Calibrating Heston to Variance Swaps - a bad idea?
An interesting idea to calibrate the Heston model in a more stable manner and reduce the calibration time is to make use of variance swap prices. Indeed, there is a simple formula for the theoretical price of a variance swap in the Heston model.
The idea was studied in the paper Heston model: the variance swap calibration by F. Guillaume and W. Schoutens back in 2014. The authors however only used the variance swap calibration as an initial guess. How bad would it be to fix the parameters altogether, as in a variance curve approach?
It turns out it can be quite bad since the Heston model does not allow to represent many shapes of the variance swap term structure. Below is an example of term-structure calibration on SPX as of October 2024.
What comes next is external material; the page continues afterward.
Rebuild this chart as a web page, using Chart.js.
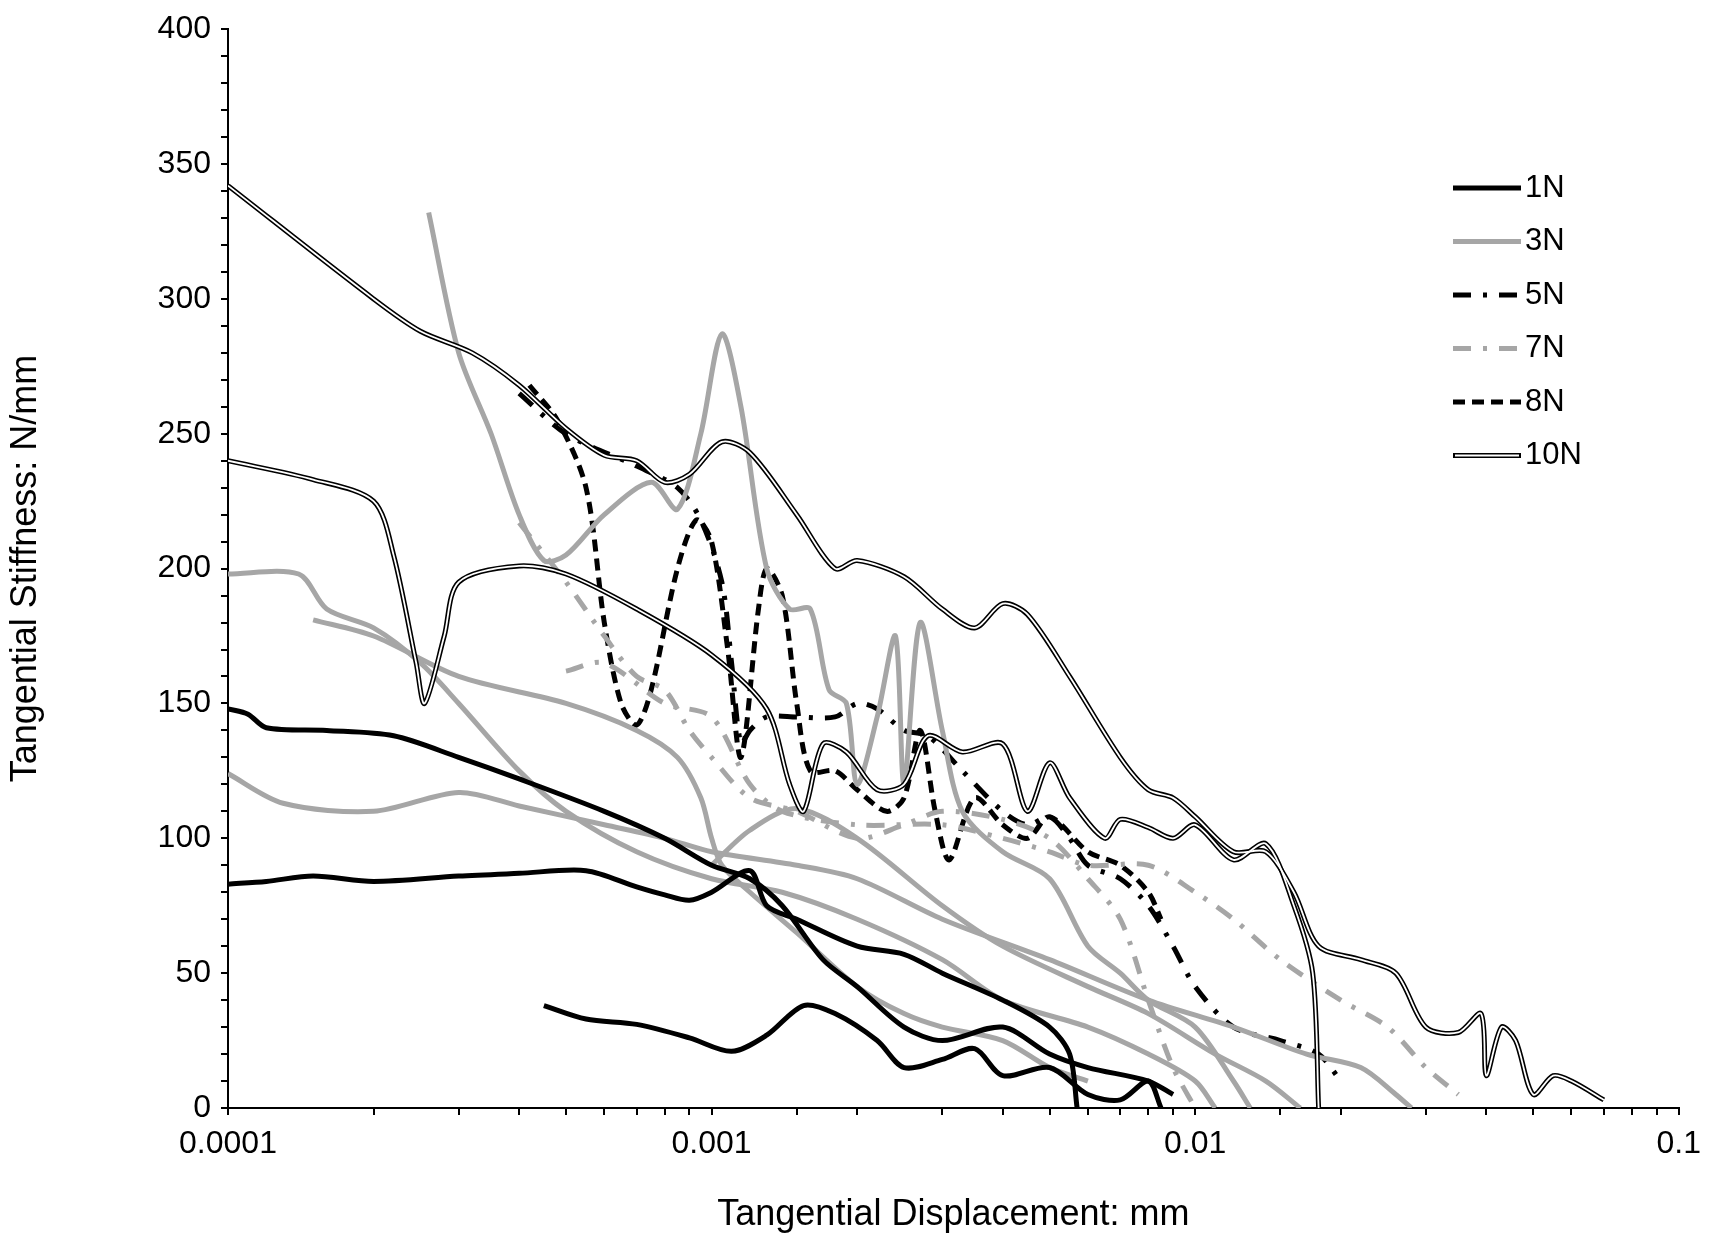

Term-structure of variance swap prices.
The term-structure is V-shaped, and Heston can not fit well to this. The best fit leads to non-sensical parameters with a nearly zero kappa (mean reversion speed) and an exploding long-term mean theta. The next figure shows why it is non-sensical: because the kappa is very small, the variance will very often reach zero.
Sample path of the variance process (in terms of vol) using the Euler scheme with full truncation.
The calibration using inverse vega weights on vanilla option prices leads a not much worse fit of the variance swap term structure, but exhibits a much to high, unrealistic vol-of-vol of 184%, while a calibration on equally weighted option prices does not fit the term structure well at all.
Somewhat interestingly, the Double-Heston model allows to fit the term-structure much better, but it is far from obvious that the resulting calibrated parameters are much more realistic as it typically leads to process with very small kappa or a process with very small theta (but as there are two processes, it may be more acceptable).
Previously, I had explored a similar subject for the Schobel-Zhu model. It turns out that Heston is not much more practical either.